Skip to content

Examples

New here? Start with the notebooks

These scripts are the runnable distillation of the interactive notebooks — learn the concept step by step in a notebook, then ship it from examples/.

Runnable examples tested on NVIDIA Jetson AGX Thor (132GB unified memory).


Demo Video

Demo — Driving analysis on Jetson AGX Thor

Click to watch the full demo video


All Examples

  • 01 — Basic Text (Physics Reasoning)

    Basic text inference

    Text-only physics reasoning — no video or image needed. ~11s on Thor.

    Full example + code

  • 02 — Video Captioning

    Video captioning

    Detailed temporal-spatial descriptions from video. ~15s on Thor.

    Full example + code

  • 03 — Driving Analysis (CoT)

    Driving analysis

    Dashcam safety analysis with chain-of-thought reasoning. ~16s on Thor.

    Full example + code

  • 04 — Embodied Reasoning

    Embodied reasoning

    Robot next-action prediction from workspace images. ~43s on Thor.

    Full example + code

  • 05 — Tool Usage

    Tool usage

    Cosmos as a callable tool inside any Strands agent. ~9s on Thor.

    Full example + code

  • 06 — Cosmos 3 Reasoner

    Omnimodal video/image understanding via local vLLM — caption, temporal, embodied, grounding.

    examples/06_cosmos3_reason.py · Cosmos 3 Guide

  • 07 — Cosmos 3 Generator

    Text → image / video / video + sound (in-process Diffusers).

    examples/07_cosmos3_generate.py

  • 08 — Cosmos 3 Action

    World-model rollouts: forward/inverse dynamics, policy (Cosmos Framework).

    examples/08_cosmos3_action.py

  • 09 — Cosmos 3 Showcase (Reason → Generate)

    Cosmos 3 reason to generate

    Reason about a real video, then generate similar videos (incl. audio) from the description.

    examples/09_cosmos3_showcase.py · demo/cosmos3_showcase/


Quick Reference

# Example Time (Thor) Recording
1 Basic Text ~11s cast
2 Video Caption ~15s cast
3 Driving Analysis ~16s cast
4 Embodied Reasoning ~43s cast
5 Tool Usage ~9s cast
6 Cosmos 3 Reasoner (vLLM) caption ~5s
7 Cosmos 3 Generator (Diffusers) t2v ~20–55s
8 Cosmos 3 Action (Framework) rollout ~30s
9 Cosmos 3 Showcase (reason→generate) full loop

Running Locally

git clone https://github.com/cagataycali/strands-cosmos.git
cd strands-cosmos
pip install -e .

# Jetson devices: fix CUBLAS first
strands-cosmos-fix-cublas

# Run any example
python examples/01_basic_text.py
python examples/02_video_caption.py
python examples/03_driving_analysis.py
python examples/04_embodied_reasoning.py
python examples/05_tool_usage.py

# Cosmos 3 (see the Cosmos 3 Guide for env setup: just c3-setup-reason / c3-setup-gen)
python examples/06_cosmos3_reason.py       # needs `just c3-serve-reason` running
python examples/07_cosmos3_generate.py     # needs `just c3-setup-gen`
python examples/09_cosmos3_showcase.py     # reason -> generate showcase

Sample media

Examples 02–05 need a sample.mp4 (video) and/or sample.png (image) in the project root.

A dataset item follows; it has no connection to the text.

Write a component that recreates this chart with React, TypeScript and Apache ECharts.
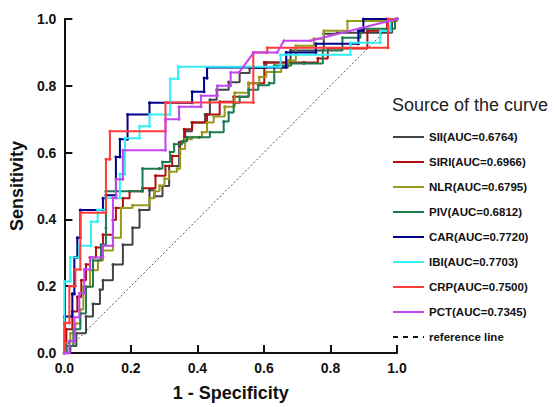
import React, { useEffect, useRef } from "react";
import * as echarts from "echarts";

// ROC curves: [1 - specificity, sensitivity]
const SII: [number, number][] = [
  [0, 0], [0.009, 0], [0.018, 0.021], [0.036, 0.059], [0.065, 0.109], [0.086, 0.147],
  [0.107, 0.189], [0.116, 0.218], [0.146, 0.265], [0.176, 0.324], [0.205, 0.375],
  [0.226, 0.428], [0.256, 0.487], [0.271, 0.469], [0.295, 0.5], [0.315, 0.56],
  [0.345, 0.631], [0.363, 0.664], [0.384, 0.69], [0.423, 0.714], [0.4375, 0.758],
  [0.458, 0.788], [0.494, 0.811], [0.527, 0.838], [0.557, 0.853], [0.607, 0.87],
  [0.68, 0.906], [0.78, 0.956], [0.82, 0.959], [0.985, 0.994], [1, 1],
];
const SIRI: [number, number][] = [
  [0, 0], [0.006, 0.071], [0.024, 0.124], [0.039, 0.168], [0.051, 0.218], [0.065, 0.265],
  [0.077, 0.286], [0.095, 0.316], [0.116, 0.354], [0.146, 0.398], [0.155, 0.434],
  [0.176, 0.463], [0.196, 0.484], [0.235, 0.493], [0.274, 0.531], [0.304, 0.56],
  [0.324, 0.59], [0.348, 0.631], [0.36, 0.67], [0.384, 0.69], [0.429, 0.714],
  [0.467, 0.752], [0.509, 0.767], [0.554, 0.808], [0.601, 0.87], [0.72, 0.87],
  [0.762, 0.882], [0.792, 0.912], [0.911, 0.965], [0.97, 0.965], [0.97, 1], [1, 1],
];
const NLR: [number, number][] = [
  [0, 0], [0.003, 0.03], [0.018, 0.059], [0.033, 0.088], [0.048, 0.13], [0.057, 0.198],
  [0.077, 0.248], [0.101, 0.277], [0.116, 0.307], [0.146, 0.345], [0.17, 0.434],
  [0.205, 0.442], [0.256, 0.463], [0.271, 0.484], [0.286, 0.501], [0.301, 0.522],
  [0.315, 0.543], [0.339, 0.552], [0.348, 0.611], [0.363, 0.64], [0.384, 0.646],
  [0.414, 0.661], [0.429, 0.69], [0.449, 0.708], [0.482, 0.737], [0.512, 0.779],
  [0.554, 0.808], [0.586, 0.826], [0.607, 0.841], [0.652, 0.855], [0.673, 0.876],
  [0.696, 0.92], [0.75, 0.941], [0.78, 0.965], [0.851, 0.994], [0.988, 0.994], [1, 1],
];
const PIV: [number, number][] = [
  [0, 0], [0.006, 0.021], [0.027, 0.071], [0.048, 0.118], [0.065, 0.198], [0.086, 0.277],
  [0.11, 0.324], [0.125, 0.375], [0.125, 0.484], [0.235, 0.484], [0.235, 0.552],
  [0.286, 0.552], [0.295, 0.572], [0.318, 0.602], [0.33, 0.625], [0.354, 0.634],
  [0.369, 0.646], [0.405, 0.646], [0.4375, 0.661], [0.479, 0.693], [0.494, 0.72],
  [0.509, 0.749], [0.527, 0.767], [0.554, 0.788], [0.583, 0.802], [0.616, 0.808],
  [0.631, 0.861], [0.682, 0.867], [0.72, 0.867], [0.777, 0.906], [0.836, 0.944],
  [0.89, 0.971], [0.994, 1], [1, 1],
];
const CAR: [number, number][] = [
  [0, 0], [0, 0.109], [0.024, 0.109], [0.024, 0.177], [0.03, 0.177], [0.03, 0.286],
  [0.039, 0.286], [0.039, 0.345], [0.048, 0.345], [0.048, 0.428], [0.116, 0.428],
  [0.116, 0.463], [0.125, 0.463], [0.125, 0.472], [0.155, 0.472], [0.155, 0.587],
  [0.167, 0.587], [0.167, 0.64], [0.19, 0.64], [0.19, 0.714], [0.256, 0.714],
  [0.256, 0.749], [0.384, 0.749], [0.384, 0.782], [0.42, 0.782], [0.42, 0.823],
  [0.429, 0.823], [0.429, 0.855], [0.667, 0.855], [0.667, 0.9], [0.756, 0.9],
  [0.756, 0.926], [0.884, 0.926], [0.884, 0.965], [0.899, 0.965], [0.899, 1], [1, 1],
];
const IBI: [number, number][] = [
  [0, 0], [0, 0.214], [0.018, 0.214], [0.018, 0.286], [0.045, 0.286], [0.045, 0.321],
  [0.08, 0.321], [0.08, 0.393], [0.1, 0.393], [0.1, 0.429], [0.125, 0.429],
  [0.125, 0.464], [0.167, 0.464], [0.167, 0.536], [0.182, 0.536], [0.182, 0.643],
  [0.226, 0.643], [0.226, 0.679], [0.256, 0.679], [0.256, 0.714], [0.318, 0.714],
  [0.318, 0.821], [0.342, 0.821], [0.342, 0.857], [0.65, 0.857], [0.65, 0.893],
  [0.86, 0.893], [0.86, 0.929], [0.95, 0.929], [0.95, 0.964], [0.98, 0.964], [0.98, 1], [1, 1],
];
const CRP: [number, number][] = [
  [0, 0], [0, 0.09], [0.015, 0.09], [0.015, 0.2], [0.033, 0.2], [0.033, 0.25],
  [0.048, 0.25], [0.048, 0.42], [0.125, 0.42], [0.125, 0.58], [0.137, 0.58],
  [0.137, 0.664], [0.304, 0.664], [0.304, 0.75], [0.568, 0.75], [0.568, 0.9],
  [0.61, 0.9], [0.61, 0.914], [0.973, 0.914], [0.973, 1], [1, 1],
];
const PCT: [number, number][] = [
  [0, 0], [0.015, 0], [0.015, 0.036], [0.03, 0.036], [0.03, 0.107], [0.045, 0.107],
  [0.045, 0.179], [0.06, 0.179], [0.06, 0.25], [0.077, 0.25], [0.077, 0.286],
  [0.116, 0.286], [0.116, 0.321], [0.146, 0.321], [0.146, 0.464], [0.155, 0.464],
  [0.155, 0.52], [0.176, 0.52], [0.176, 0.607], [0.304, 0.607], [0.304, 0.7],
  [0.345, 0.7], [0.345, 0.737], [0.411, 0.737], [0.411, 0.77], [0.46, 0.77],
  [0.46, 0.8], [0.5, 0.8], [0.5, 0.84], [0.525, 0.84], [0.57, 0.9], [0.64, 0.9],
  [0.66, 0.935], [0.74, 0.935], [1, 1],
];
const REFERENCE: [number, number][] = [[0, 0], [1, 1]];

const NAMES = [
  "SII(AUC=0.6764)", "SIRI(AUC=0.6966)", "NLR(AUC=0.6795)", "PIV(AUC=0.6812)",
  "CAR(AUC=0.7720)", "IBI(AUC=0.7703)", "CRP(AUC=0.7500)", "PCT(AUC=0.7345)",
];
const REF_NAME = "reference line";
const DATASETS = [SII, SIRI, NLR, PIV, CAR, IBI, CRP, PCT];
const STEPPED = [true, true, true, true, false, false, false, false];
const COLORS = ["#444444", "#b01010", "#999920", "#1f7a50", "#00008b", "#33eef5", "#ff3b3b", "#c444ee"];
const TICKS = [0, 0.2, 0.4, 0.6, 0.8, 1.0];

const FONT = "'Liberation Sans', Arial, sans-serif";

export default function App() {
  const ref = useRef<HTMLDivElement>(null);
  useEffect(() => {
    if (!ref.current) return;
    const chart = echarts.init(ref.current, undefined, { renderer: "svg" });
    const axisCommon = {
      type: "value" as const,
      min: 0,
      max: 1,
      interval: 0.2,
      axisLine: { show: true, lineStyle: { color: "#111", width: 2 } },
      axisTick: { show: true, inside: true, length: 8, lineStyle: { color: "#111", width: 2 } },
      axisLabel: {
        color: "#111",
        fontSize: 14,
        fontWeight: "bold" as const,
        fontFamily: FONT,
        margin: 8,
        formatter: (v: number) => (TICKS.some((t) => Math.abs(t - v) < 1e-9) ? v.toFixed(1) : ""),
      },
      splitLine: { show: false },
      nameLocation: "middle" as const,
      nameTextStyle: { color: "#111", fontSize: 18, fontWeight: "bold" as const, fontFamily: FONT },
    };
    const series: any[] = DATASETS.map((d, i) => ({
      name: NAMES[i],
      type: "line",
      data: d,
      step: STEPPED[i] ? "end" : undefined,
      showSymbol: true,
      symbol: "circle",
      symbolSize: 3,
      lineStyle: { color: COLORS[i], width: 2 },
      itemStyle: { color: COLORS[i] },
      clip: false,
      z: 3 + i,
    }));
    series.push({
      name: REF_NAME,
      type: "line",
      data: REFERENCE,
      symbol: "none",
      showSymbol: false,
      lineStyle: { color: "#555", width: 1, type: [2, 2] },
      itemStyle: { color: "#111" },
      z: 2,
    });
    chart.setOption({
      animation: false,
      backgroundColor: "#fff",
      title: {
        text: "Source of the curve",
        left: 392,
        top: 96,
        padding: 0,
        textStyle: { fontSize: 18, fontWeight: "normal", color: "#222", fontFamily: FONT },
      },
      legend: {
        orient: "vertical",
        left: 392,
        top: 130,
        padding: 0,
        itemWidth: 31,
        itemHeight: 2,
        itemGap: 11,
        itemTextGap: 4,
        selectedMode: false,
        lineStyle: { color: "#111", width: 2, type: [5, 5] },
        textStyle: { fontSize: 11.5, fontWeight: "bold", color: "#111", fontFamily: FONT, lineHeight: 14 },
        data: [
          ...NAMES.map((n) => ({ name: n, icon: "rect" })),
          { name: REF_NAME, itemStyle: { opacity: 0 } },
        ],
      },
      grid: { left: 61, right: 158, top: 19, bottom: 50, containLabel: false },
      xAxis: { ...axisCommon, name: "1 - Specificity", nameGap: 31 },
      yAxis: { ...axisCommon, name: "Sensitivity", nameGap: 35 },
      series,
    });
    return () => chart.dispose();
  }, []);
  return (
    <div
      ref={ref}
      style={{ position: "absolute", left: 0, top: 0, width: 555, height: 407 }}
    />
  );
}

Set paths via environment variables:

export SAMPLE_VIDEO=/path/to/your/video.mp4
export SAMPLE_IMAGE=/path/to/your/image.png

Playing Terminal Recordings

All examples have asciinema .cast recordings:

pip install asciinema

# Play any recording
asciinema play docs/assets/casts/01_basic_text.cast
asciinema play docs/assets/casts/03_driving_analysis.cast

Execution Flow

graph TD
    START["Run Example"] --> MODEL["Load Model<br/>~3s (cached)"]
    MODEL --> MEDIA{"Has media?"}
    MEDIA -->|"Video"| DECODE["Decode frames<br/>@ configured FPS"]
    MEDIA -->|"Image"| PROCESS["Process image<br/>visual tokens"]
    MEDIA -->|"Text only"| TOKENIZE["Tokenize text"]
    DECODE --> INFER["GPU Inference<br/>token-by-token streaming"]
    PROCESS --> INFER
    TOKENIZE --> INFER
    INFER --> OUTPUT["Stream output<br/>to terminal"]
    OUTPUT --> DONE["✅ PASS"]

    style MODEL fill:#264653,color:#fff
    style INFER fill:#76b900,color:#fff
    style DONE fill:#2d6a4f,color:#fff